Information given —
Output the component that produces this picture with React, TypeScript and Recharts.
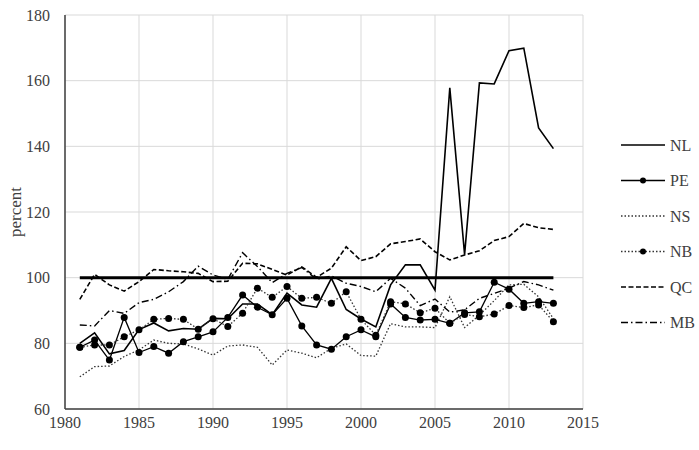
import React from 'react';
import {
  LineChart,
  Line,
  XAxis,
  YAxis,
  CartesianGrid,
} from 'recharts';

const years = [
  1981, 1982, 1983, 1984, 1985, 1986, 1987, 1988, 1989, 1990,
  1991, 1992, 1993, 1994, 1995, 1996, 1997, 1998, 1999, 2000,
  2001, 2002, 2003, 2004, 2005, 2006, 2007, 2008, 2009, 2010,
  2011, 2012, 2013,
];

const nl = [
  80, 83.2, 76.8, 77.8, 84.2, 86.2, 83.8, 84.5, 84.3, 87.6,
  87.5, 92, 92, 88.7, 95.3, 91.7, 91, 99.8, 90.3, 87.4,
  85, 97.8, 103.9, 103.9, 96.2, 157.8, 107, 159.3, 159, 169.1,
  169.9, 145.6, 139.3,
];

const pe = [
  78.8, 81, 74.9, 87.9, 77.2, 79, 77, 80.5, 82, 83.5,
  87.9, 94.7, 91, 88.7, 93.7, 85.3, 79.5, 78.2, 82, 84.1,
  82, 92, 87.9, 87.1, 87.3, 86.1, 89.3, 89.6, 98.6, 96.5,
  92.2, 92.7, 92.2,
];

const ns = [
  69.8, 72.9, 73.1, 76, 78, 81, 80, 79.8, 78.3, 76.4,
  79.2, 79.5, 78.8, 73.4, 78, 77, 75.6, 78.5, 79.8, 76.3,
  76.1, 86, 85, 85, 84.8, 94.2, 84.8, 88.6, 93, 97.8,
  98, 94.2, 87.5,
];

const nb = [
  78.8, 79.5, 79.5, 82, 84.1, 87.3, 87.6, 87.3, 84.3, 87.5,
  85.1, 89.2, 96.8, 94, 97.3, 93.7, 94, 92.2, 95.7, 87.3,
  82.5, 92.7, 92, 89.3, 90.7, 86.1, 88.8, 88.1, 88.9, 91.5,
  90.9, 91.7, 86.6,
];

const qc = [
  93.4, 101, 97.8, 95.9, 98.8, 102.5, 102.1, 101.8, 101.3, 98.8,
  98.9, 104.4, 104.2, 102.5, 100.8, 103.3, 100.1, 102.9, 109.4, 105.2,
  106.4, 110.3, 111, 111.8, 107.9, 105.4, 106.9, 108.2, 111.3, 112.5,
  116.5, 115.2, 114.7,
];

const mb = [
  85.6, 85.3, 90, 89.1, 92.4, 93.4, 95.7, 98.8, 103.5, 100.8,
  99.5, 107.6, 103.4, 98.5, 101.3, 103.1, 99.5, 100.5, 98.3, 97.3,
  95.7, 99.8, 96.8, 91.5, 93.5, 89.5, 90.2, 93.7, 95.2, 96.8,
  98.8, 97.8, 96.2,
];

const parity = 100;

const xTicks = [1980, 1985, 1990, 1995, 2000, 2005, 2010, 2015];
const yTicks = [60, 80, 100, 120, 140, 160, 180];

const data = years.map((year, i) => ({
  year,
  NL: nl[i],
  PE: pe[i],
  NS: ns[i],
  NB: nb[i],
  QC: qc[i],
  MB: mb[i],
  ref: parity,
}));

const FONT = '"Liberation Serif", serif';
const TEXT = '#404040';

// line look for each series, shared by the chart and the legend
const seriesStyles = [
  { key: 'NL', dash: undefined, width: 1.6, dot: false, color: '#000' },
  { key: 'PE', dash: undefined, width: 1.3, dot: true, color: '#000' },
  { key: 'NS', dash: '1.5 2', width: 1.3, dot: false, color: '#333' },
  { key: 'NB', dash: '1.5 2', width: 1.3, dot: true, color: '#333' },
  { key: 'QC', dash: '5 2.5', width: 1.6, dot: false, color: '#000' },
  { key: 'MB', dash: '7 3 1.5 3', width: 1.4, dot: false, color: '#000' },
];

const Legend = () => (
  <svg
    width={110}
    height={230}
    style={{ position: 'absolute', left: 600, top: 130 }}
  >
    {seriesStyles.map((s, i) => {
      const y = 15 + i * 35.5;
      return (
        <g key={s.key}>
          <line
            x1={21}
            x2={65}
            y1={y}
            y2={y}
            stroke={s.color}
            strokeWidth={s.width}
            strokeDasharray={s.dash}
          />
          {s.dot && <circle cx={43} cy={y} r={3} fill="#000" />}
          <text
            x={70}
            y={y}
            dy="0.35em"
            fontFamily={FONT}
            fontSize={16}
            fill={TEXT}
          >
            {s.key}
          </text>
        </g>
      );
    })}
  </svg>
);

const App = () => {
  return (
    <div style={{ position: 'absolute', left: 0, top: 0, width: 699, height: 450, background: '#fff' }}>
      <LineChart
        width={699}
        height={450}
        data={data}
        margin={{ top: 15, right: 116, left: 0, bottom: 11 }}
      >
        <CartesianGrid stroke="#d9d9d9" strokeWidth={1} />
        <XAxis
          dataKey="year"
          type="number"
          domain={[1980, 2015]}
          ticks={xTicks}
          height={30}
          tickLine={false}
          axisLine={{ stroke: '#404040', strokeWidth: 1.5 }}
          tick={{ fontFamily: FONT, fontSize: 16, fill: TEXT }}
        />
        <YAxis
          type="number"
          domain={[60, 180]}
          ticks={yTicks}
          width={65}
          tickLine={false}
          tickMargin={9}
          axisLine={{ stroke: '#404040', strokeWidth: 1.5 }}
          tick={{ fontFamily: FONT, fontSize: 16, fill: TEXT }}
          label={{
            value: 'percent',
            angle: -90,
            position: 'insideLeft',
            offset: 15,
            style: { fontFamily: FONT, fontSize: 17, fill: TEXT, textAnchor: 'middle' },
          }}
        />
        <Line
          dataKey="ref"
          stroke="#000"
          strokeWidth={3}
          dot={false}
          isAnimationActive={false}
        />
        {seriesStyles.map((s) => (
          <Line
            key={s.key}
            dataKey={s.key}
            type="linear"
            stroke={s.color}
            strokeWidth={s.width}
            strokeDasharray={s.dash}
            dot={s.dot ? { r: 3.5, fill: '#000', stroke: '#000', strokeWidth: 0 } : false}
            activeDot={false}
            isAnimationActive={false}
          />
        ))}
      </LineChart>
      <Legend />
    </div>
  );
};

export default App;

...

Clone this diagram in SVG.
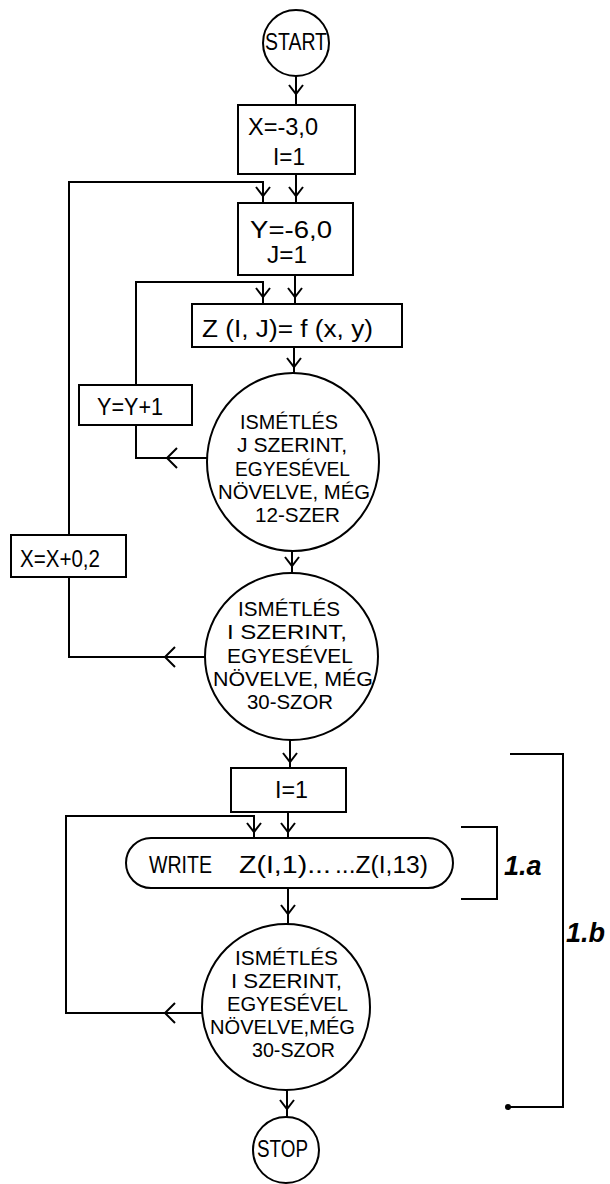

Exercise instructions — In the listing above, find the line with "Output the component" and the line with "const TEXT = '#404040';". Set down both and every line between them, minus the pictures.

Solution to the problem —
Output the component that produces this picture with React, TypeScript and Recharts.
import React from 'react';
import {
  LineChart,
  Line,
  XAxis,
  YAxis,
  CartesianGrid,
} from 'recharts';

const years = [
  1981, 1982, 1983, 1984, 1985, 1986, 1987, 1988, 1989, 1990,
  1991, 1992, 1993, 1994, 1995, 1996, 1997, 1998, 1999, 2000,
  2001, 2002, 2003, 2004, 2005, 2006, 2007, 2008, 2009, 2010,
  2011, 2012, 2013,
];

const nl = [
  80, 83.2, 76.8, 77.8, 84.2, 86.2, 83.8, 84.5, 84.3, 87.6,
  87.5, 92, 92, 88.7, 95.3, 91.7, 91, 99.8, 90.3, 87.4,
  85, 97.8, 103.9, 103.9, 96.2, 157.8, 107, 159.3, 159, 169.1,
  169.9, 145.6, 139.3,
];

const pe = [
  78.8, 81, 74.9, 87.9, 77.2, 79, 77, 80.5, 82, 83.5,
  87.9, 94.7, 91, 88.7, 93.7, 85.3, 79.5, 78.2, 82, 84.1,
  82, 92, 87.9, 87.1, 87.3, 86.1, 89.3, 89.6, 98.6, 96.5,
  92.2, 92.7, 92.2,
];

const ns = [
  69.8, 72.9, 73.1, 76, 78, 81, 80, 79.8, 78.3, 76.4,
  79.2, 79.5, 78.8, 73.4, 78, 77, 75.6, 78.5, 79.8, 76.3,
  76.1, 86, 85, 85, 84.8, 94.2, 84.8, 88.6, 93, 97.8,
  98, 94.2, 87.5,
];

const nb = [
  78.8, 79.5, 79.5, 82, 84.1, 87.3, 87.6, 87.3, 84.3, 87.5,
  85.1, 89.2, 96.8, 94, 97.3, 93.7, 94, 92.2, 95.7, 87.3,
  82.5, 92.7, 92, 89.3, 90.7, 86.1, 88.8, 88.1, 88.9, 91.5,
  90.9, 91.7, 86.6,
];

const qc = [
  93.4, 101, 97.8, 95.9, 98.8, 102.5, 102.1, 101.8, 101.3, 98.8,
  98.9, 104.4, 104.2, 102.5, 100.8, 103.3, 100.1, 102.9, 109.4, 105.2,
  106.4, 110.3, 111, 111.8, 107.9, 105.4, 106.9, 108.2, 111.3, 112.5,
  116.5, 115.2, 114.7,
];

const mb = [
  85.6, 85.3, 90, 89.1, 92.4, 93.4, 95.7, 98.8, 103.5, 100.8,
  99.5, 107.6, 103.4, 98.5, 101.3, 103.1, 99.5, 100.5, 98.3, 97.3,
  95.7, 99.8, 96.8, 91.5, 93.5, 89.5, 90.2, 93.7, 95.2, 96.8,
  98.8, 97.8, 96.2,
];

const parity = 100;

const xTicks = [1980, 1985, 1990, 1995, 2000, 2005, 2010, 2015];
const yTicks = [60, 80, 100, 120, 140, 160, 180];

const data = years.map((year, i) => ({
  year,
  NL: nl[i],
  PE: pe[i],
  NS: ns[i],
  NB: nb[i],
  QC: qc[i],
  MB: mb[i],
  ref: parity,
}));

const FONT = '"Liberation Serif", serif';
const TEXT = '#404040';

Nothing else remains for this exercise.